We must treat the internal combustion engine as a device of the Devil (although we don't believe he exists). We must protest against tourism, air transport, and, above all, the international cruise industry; cruising ticking every box in the sin section of the people's march to net zero and sustainability.
Being beastly to visitors is a good starting policy along this righteous green road. It is why hapless visitors, drinking their coffee in fashionable street cafes in Northern Europe, are being made to feel less welcome this year.
This handy manifesto might sum up the views of a militant minority in which climate fanatics are now plugging themselves into the perhaps understandable local reaction to a surfeit of tourists in popular places around the world. And in an age when so many people feel that they must protest about something – marching, screaming and shouting as if this will in some way enable them to achieve their deluded aims – the presence of cruise ships is increasingly aggregating all their vociferous objections.
To a certain extent, there must be a level of understanding about the feelings of locals at being swamped by great armies of visitors disgorged from giant cruise ships, which themselves can scarcely be said to enhance the harbour view. They block up the pavements, cause traffic jams with their excursion coaches, and individually spend very little compared to those who stay in hotels and eat in restaurants. They might be great for the finances of the port authority, and for proprietors of motor coach companies, but for those who must live in these places, the season may not be one for eager anticipation.
Thus, there is already some simmering discontent in many parts of the world, onto which the climate fanatics are willing and able to fasten, with their joyless hyperbole of environmental doom. To do them justice, the cruise companies have recognised the growing problem of over-tourism and are attempting to spread the burden, search out new destinations, and provide more attractions aboard their ships, so that the destinations become less of a marketing ploy. They are working hard to reduce their emissions, noise and general impact upon the places they visit, although it will never be enough for the more rabid fanatics whose general beliefs are encapsulated above.
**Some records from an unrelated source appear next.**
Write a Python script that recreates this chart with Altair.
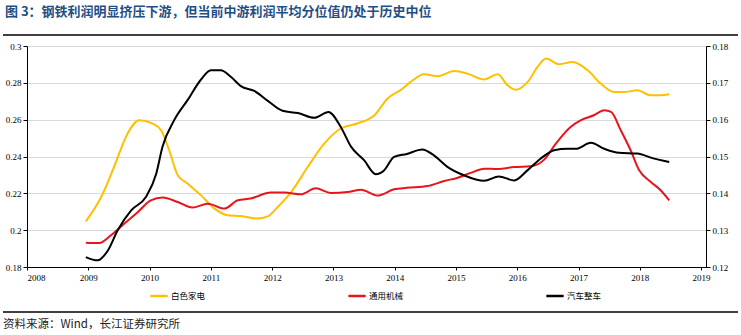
import altair as alt
import pandas as pd

series_names = ["白色家电", "通用机械", "汽车整车"]
series_colors = ["#FFC000", "#E8141B", "#000000"]

appliance_x = [2008.96, 2009.21, 2009.42, 2009.64, 2009.83, 2010.05, 2010.19, 2010.32, 2010.46, 2010.62,
               2010.84, 2011.06, 2011.27, 2011.49, 2011.76, 2011.93, 2012.09, 2012.31, 2012.58, 2012.85,
               2013.12, 2013.39, 2013.67, 2013.88, 2014.10, 2014.26, 2014.48, 2014.70, 2014.97, 2015.19,
               2015.46, 2015.68, 2015.84, 2015.98, 2016.17, 2016.33, 2016.47, 2016.68, 2016.90, 2017.15,
               2017.36, 2017.58, 2017.74, 2017.96, 2018.18, 2018.34, 2018.48]
appliance_y = [0.2048, 0.2180, 0.2343, 0.2524, 0.2597, 0.2579, 0.2542, 0.2434, 0.2298, 0.2253,
               0.2189, 0.2117, 0.2081, 0.2077, 0.2063, 0.2075, 0.2126, 0.2207, 0.2343, 0.2470,
               0.2552, 0.2579, 0.2624, 0.2714, 0.2762, 0.2805, 0.2846, 0.2836, 0.2864, 0.2850,
               0.2818, 0.2846, 0.2787, 0.2763, 0.2805, 0.2886, 0.2932, 0.2901, 0.2913, 0.2868,
               0.2796, 0.2750, 0.2750, 0.2760, 0.2732, 0.2732, 0.2738]

machinery_x = [2008.96, 2009.18, 2009.37, 2009.59, 2009.81, 2010.02, 2010.21, 2010.46, 2010.70, 2010.95,
               2011.22, 2011.44, 2011.65, 2011.98, 2012.20, 2012.47, 2012.71, 2012.96, 2013.23, 2013.45,
               2013.72, 2013.99, 2014.20, 2014.54, 2014.81, 2015.03, 2015.24, 2015.46, 2015.68, 2015.95,
               2016.22, 2016.44, 2016.63, 2016.87, 2017.04, 2017.25, 2017.42, 2017.53, 2017.69, 2017.85,
               2017.99, 2018.18, 2018.34, 2018.48]
machinery_y = [0.1932, 0.1930, 0.1972, 0.2036, 0.2099, 0.2162, 0.2177, 0.2153, 0.2123, 0.2144,
               0.2117, 0.2162, 0.2172, 0.2204, 0.2204, 0.2195, 0.2227, 0.2202, 0.2207, 0.2220,
               0.2188, 0.2222, 0.2230, 0.2240, 0.2267, 0.2285, 0.2311, 0.2334, 0.2332, 0.2343,
               0.2347, 0.2383, 0.2470, 0.2560, 0.2597, 0.2624, 0.2651, 0.2642, 0.2542, 0.2434,
               0.2325, 0.2262, 0.2217, 0.2162]

auto_x = [2008.96, 2009.15, 2009.32, 2009.48, 2009.70, 2009.94, 2010.11, 2010.21, 2010.40, 2010.62,
          2010.84, 2011.00, 2011.16, 2011.33, 2011.49, 2011.71, 2011.93, 2012.17, 2012.42, 2012.69,
          2012.92, 2013.12, 2013.29, 2013.50, 2013.69, 2013.83, 2013.99, 2014.20, 2014.45, 2014.64,
          2014.86, 2015.13, 2015.46, 2015.70, 2015.95, 2016.17, 2016.38, 2016.60, 2016.82, 2016.96,
          2017.20, 2017.42, 2017.66, 2017.96, 2018.18, 2018.48]
auto_y = [0.1227, 0.1218, 0.1245, 0.1300, 0.1354, 0.1390, 0.1454, 0.1526, 0.1598, 0.1653,
          0.1709, 0.1734, 0.1734, 0.1716, 0.1691, 0.1678, 0.1651, 0.1624, 0.1618, 0.1605,
          0.1621, 0.1580, 0.1526, 0.1490, 0.1452, 0.1463, 0.1499, 0.1507, 0.1519, 0.1503,
          0.1472, 0.1449, 0.1434, 0.1446, 0.1435, 0.1463, 0.1494, 0.1517, 0.1521, 0.1521,
          0.1537, 0.1521, 0.1510, 0.1508, 0.1497, 0.1485]

year_ticks = list(range(2008, 2020))
left_ticks = [0.18, 0.2, 0.22, 0.24, 0.26, 0.28, 0.3]
right_ticks = [0.12, 0.13, 0.14, 0.15, 0.16, 0.17, 0.18]

title_text = "图 3：钢铁利润明显挤压下游，但当前中游利润平均分位值仍处于历史中位"
source_text = "资料来源：Wind，长江证券研究所"

left_df = pd.concat([
    pd.DataFrame({"t": appliance_x, "v": appliance_y, "s": series_names[0], "o": 0}),
    pd.DataFrame({"t": machinery_x, "v": machinery_y, "s": series_names[1], "o": 1}),
])
right_df = pd.DataFrame({"t": auto_x, "v": auto_y, "s": series_names[2], "o": 2})

W, H = 679, 221
SERIF = "Liberation Serif"
CJK = "Noto Sans CJK SC"

x_enc = alt.X("t:Q", scale=alt.Scale(domain=[2008, 2019.08], nice=False, zero=False),
              axis=alt.Axis(values=year_ticks, format="d", title=None, grid=False,
                            domainColor="#000", tickColor="#000", tickSize=3,
                            labelFont=SERIF, labelFontSize=9, labelColor="#000",
                            labelPadding=3))

color_scale = alt.Scale(domain=series_names, range=series_colors)

left = alt.Chart(left_df).mark_line(strokeWidth=2, interpolate="monotone").encode(
    x=x_enc,
    y=alt.Y("v:Q", scale=alt.Scale(domain=[0.18, 0.3], nice=False, zero=False),
            axis=alt.Axis(values=left_ticks, format="~g", title=None, orient="left",
                          grid=True, gridColor="#d9d9d9", gridWidth=1,
                          domainColor="#000", tickColor="#000", tickSize=4,
                          labelFont=SERIF, labelFontSize=9, labelColor="#000", labelPadding=2)),
    color=alt.Color("s:N", scale=color_scale,
                    legend=alt.Legend(title=None, orient="none", legendX=122, legendY=240,
                                      direction="horizontal", symbolType="stroke",
                                      symbolSize=300, symbolStrokeWidth=2.5,
                                      labelFont=CJK, labelFontSize=8.5, labelColor="#000",
                                      labelOffset=2, columnPadding=137)),
    detail="s:N",
    order="o:Q",
)

right = alt.Chart(right_df).mark_line(strokeWidth=2, interpolate="monotone").encode(
    x=x_enc,
    y=alt.Y("v:Q", scale=alt.Scale(domain=[0.12, 0.18], nice=False, zero=False),
            axis=alt.Axis(values=right_ticks, format="~g", title=None, orient="right",
                          grid=False, domainColor="#000", tickColor="#000", tickSize=4,
                          labelFont=SERIF, labelFontSize=9, labelColor="#000", labelPadding=2)),
    color=alt.Color("s:N", scale=color_scale),
)

one = alt.Data(values=[{}])
title_mark = alt.Chart(one).mark_text(align="left", baseline="middle", font=CJK,
                                      fontSize=13, fontWeight="bold", color="#1f4f85").encode(
    x=alt.value(-22), y=alt.value(-34), text=alt.value(title_text))
top_rule = alt.Chart(one).mark_rule(color="#000", strokeWidth=1.5).encode(
    x=alt.value(-24), x2=alt.value(711), y=alt.value(-11))
bottom_rule = alt.Chart(one).mark_rule(color="#000", strokeWidth=1.5).encode(
    x=alt.value(-24), x2=alt.value(711), y=alt.value(266))
source_mark = alt.Chart(one).mark_text(align="left", baseline="middle", font=CJK,
                                       fontSize=11.5, color="#222").encode(
    x=alt.value(-24), y=alt.value(279), text=alt.value(source_text))

chart = alt.layer(left, right, title_mark, top_rule, bottom_rule, source_mark).resolve_scale(
    y="independent"
).properties(
    width=W, height=H,
    autosize=alt.AutoSizeParams(type="none"),
    padding={"left": 27, "top": 46, "right": 35, "bottom": 68},
    background="white",
).configure_view(stroke=None)

chart.save("out.html", embed_options={"renderer": "svg", "actions": False})
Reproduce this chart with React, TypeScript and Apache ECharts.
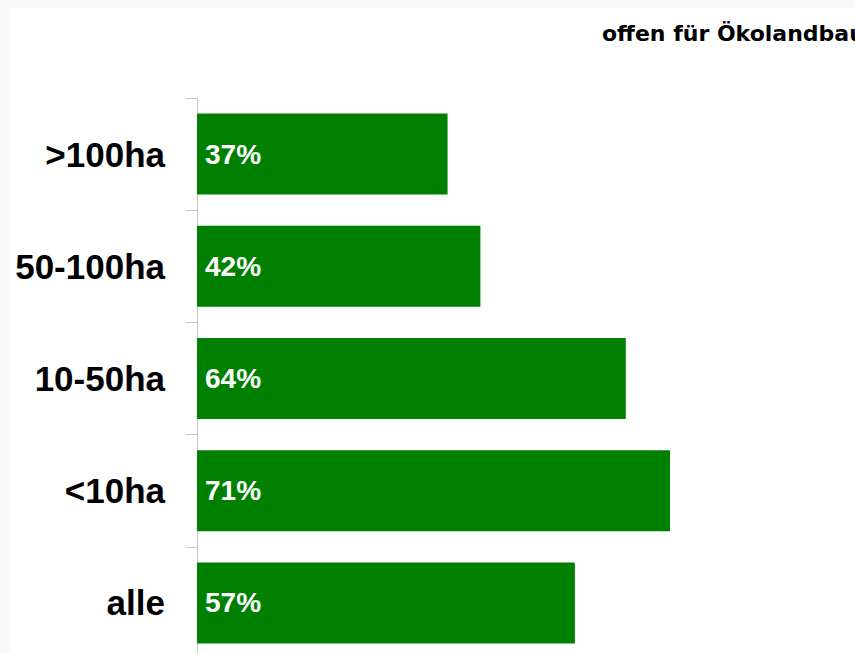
import React, { useEffect, useRef } from "react";
import * as echarts from "echarts";

const categories = ["alle", "<10ha", "10-50ha", "50-100ha", ">100ha"];
const values = [56.4, 70.6, 64.0, 42.3, 37.4];
const valueLabels = ["57%", "71%", "64%", "42%", "37%"];
const seriesName = "offen für Ökolandbau";

export default function App() {
  const ref = useRef<HTMLDivElement>(null);
  useEffect(() => {
    if (!ref.current) return;
    const chart = echarts.init(ref.current, undefined, { renderer: "svg" });
    chart.setOption({
      animation: false,
      backgroundColor: "#ffffff",
      graphic: [
        {
          type: "text",
          left: 592,
          top: 14,
          style: {
            text: seriesName,
            fill: "#000000",
            font: "bold 22px 'DejaVu Sans', sans-serif",
          },
        },
      ],
      grid: { left: 187, top: 90, width: 636.5, height: 561, containLabel: false },
      xAxis: {
        type: "value",
        min: 0,
        max: 95,
        show: false,
      },
      yAxis: {
        type: "category",
        data: categories,
        axisLine: { show: true, lineStyle: { color: "#c8c8c8", width: 1 } },
        axisTick: { show: true, length: 11, lineStyle: { color: "#c8c8c8", width: 1 } },
        axisLabel: {
          margin: 32,
          color: "#000000",
          fontFamily: "'Liberation Sans', Arial, sans-serif",
          fontWeight: "bold",
          fontSize: 35,
        },
        splitLine: { show: false },
      },
      series: [
        {
          name: seriesName,
          type: "bar",
          data: values,
          barWidth: 81,
          itemStyle: { color: "#008000" },
          label: {
            show: true,
            position: "insideLeft",
            distance: 8,
            color: "#ffffff",
            fontFamily: "'Liberation Sans', Arial, sans-serif",
            fontWeight: "bold",
            fontSize: 28,
            formatter: (p: any) => valueLabels[p.dataIndex],
          },
        },
      ],
    });
    return () => chart.dispose();
  }, []);
  return (
    <div style={{ position: "fixed", left: 0, top: 0, right: 0, bottom: 0, background: "#f9f9f9", overflow: "hidden" }}>
      <div ref={ref} style={{ position: "absolute", left: 10, top: 8, width: 845, height: 665 }} />
    </div>
  );
}
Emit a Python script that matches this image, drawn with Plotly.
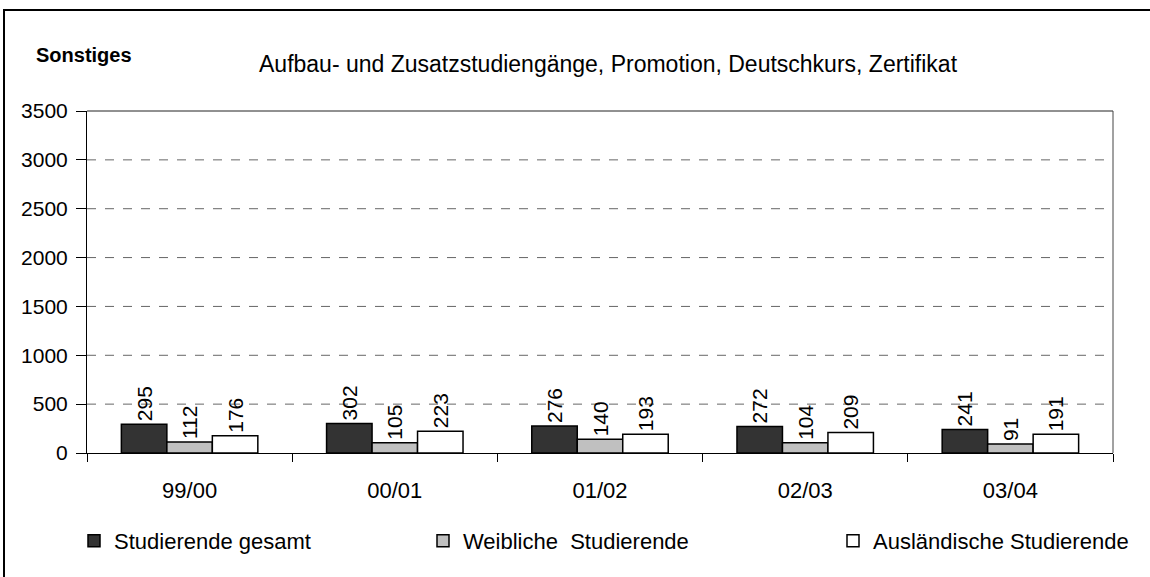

In some respects, you might argue that such are the on-board attractions aboard the largest cruise ships, there is not much point in going anywhere and they could save a great deal of effort by offering a completely static holiday, like a giant multi-decked camp. Why would you ever want to go ashore, when such a range of spectacular adventures are available within a single, giant, hull?
Perhaps it could be moved with the seasons, to always be in more equable places where it was not raining or snowing, but a secure berth with a good supply of power and waste collection facilities would surely suffice. It would be a huge consumer of local produce, so it would be a net contributor to the local economy, without the negatives associated with mass tourism.
It would not even have to be in a particularly attractive part of the country, with nobody ever going ashore once they had boarded, so the economic advantages could be spread in a way that suits the "levelling up" agenda beloved of progressive political parties. The only trouble is that you could hardly call such a huge static attraction a "cruise" and it clearly would need some new terminology to be devised by the marketing folk.
Sadly, while it would tick so many boxes by answering current troubles, the climate fanatics would remain unsatisfied that by going nowhere, the planet is, in any way, being saved. My advice would be to keep eating the turnips.